See the notebooks/exploratory/3.0-Convolutio-complete_pipeline.ipynb notebook for a complete overview of the training and the evaluation of the model.

To help the developer choosing useful Magoh's records for the training and the evaluation of a FieldExtractor, the filter_training_dataset method is useful.

Inspect the prompts

The previous notebook contains also the management of MLFlow to autotrace the operations of DSPy during the fitting and the inferences of the field extractors. For this notebook to correctly run, you'll need to start the MLFlow server with running this command inside your environment:

just serve-tracer

With the tracing of MLFlow, you can inspect the prompts exchanges between DSPy and your remote LLM. The links to the experiments and runs are given at the runtime in the outputs cells of the notebook.

Visualize the evaluation results

The field extractors have the score_and_transform method which returns a dataframe with the metric values, the predicted and the expected results, and obeys to the ResultSchema schema.

You can concatenate this dataframe with the other ResultSchema dataframes that the other field extractors output, so you can compare the metrics values between the fields to be predicted. The archaeo_super_prompt.visualization module enables to plot the metric for all the fields in this dataframe. See the score_dag function in the archaeo_super_prompt.modeling.predict module for more details.

It is also possible to use the mlflow.log_metric method to save and visualize all the per-field metrics in MLFlow

Implement another `FieldExtractor`

To extend the DAG with the extraction of another field, you can implement the FieldExtractor abstract class in a new child class inside the archaeo_super_prompt.modeling.struct_extract.extractors submodule.

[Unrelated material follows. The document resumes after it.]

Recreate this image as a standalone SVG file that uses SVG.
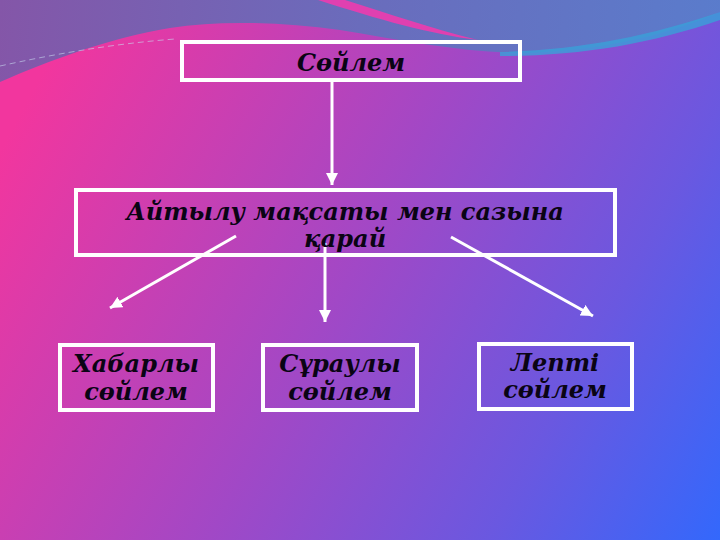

You will have to implement a DSPy module which fit two input and output pydantic BaseModels that you will have to define according to your extraction model. The forward method will have to be defined suitably according to these models to type-safely bind your DSPy module to your FieldExtractor child class:

The input arguments of the method will be the fields of the input pydantic model
The return value of the method will be a dspy.Prediction built from an instance of the output pydantic model.

See the ComuneExtractor implementation for an example.

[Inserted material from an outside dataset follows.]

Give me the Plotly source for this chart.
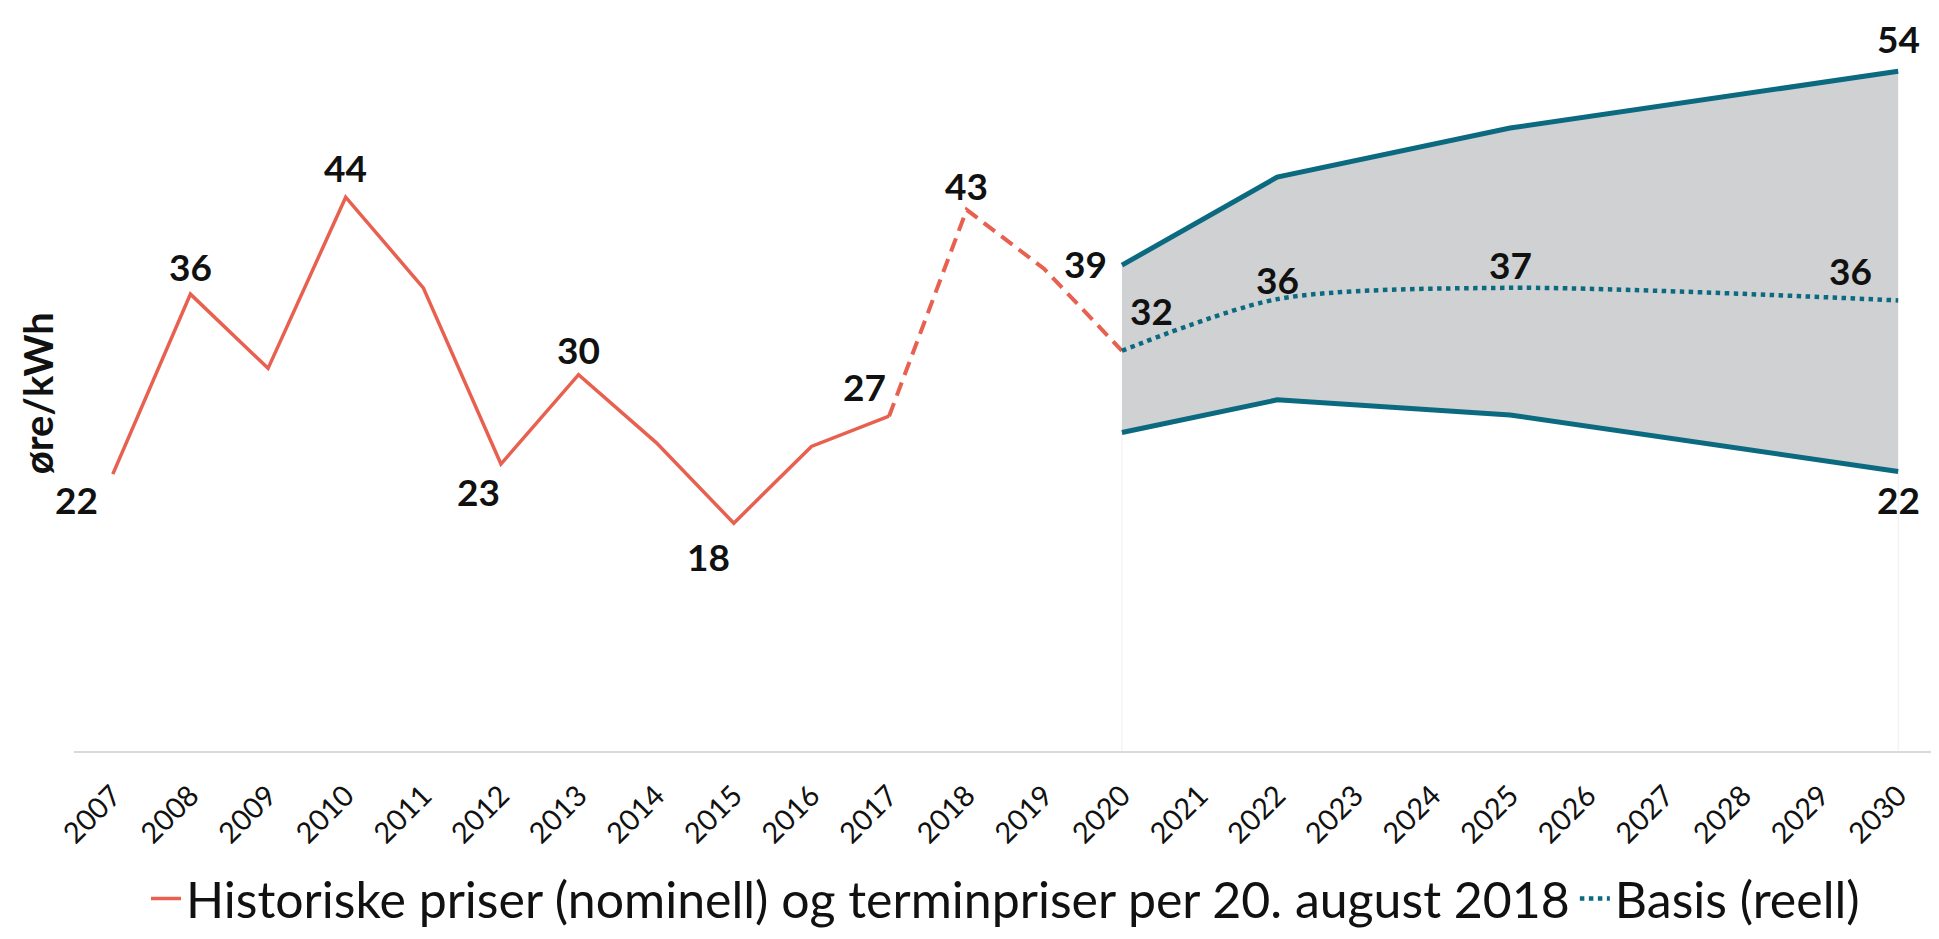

Please pay attention to the implementation of filter_training_dataset, which can be done according to knowledge about the field to be predicted. Some fields have in face their values which might cause problems in cause of errors of insertion from the contributors or cases of intervention which are not useful for a training or an evaluation. An example is the duration of an intervention (see the page in references/ directory for more details).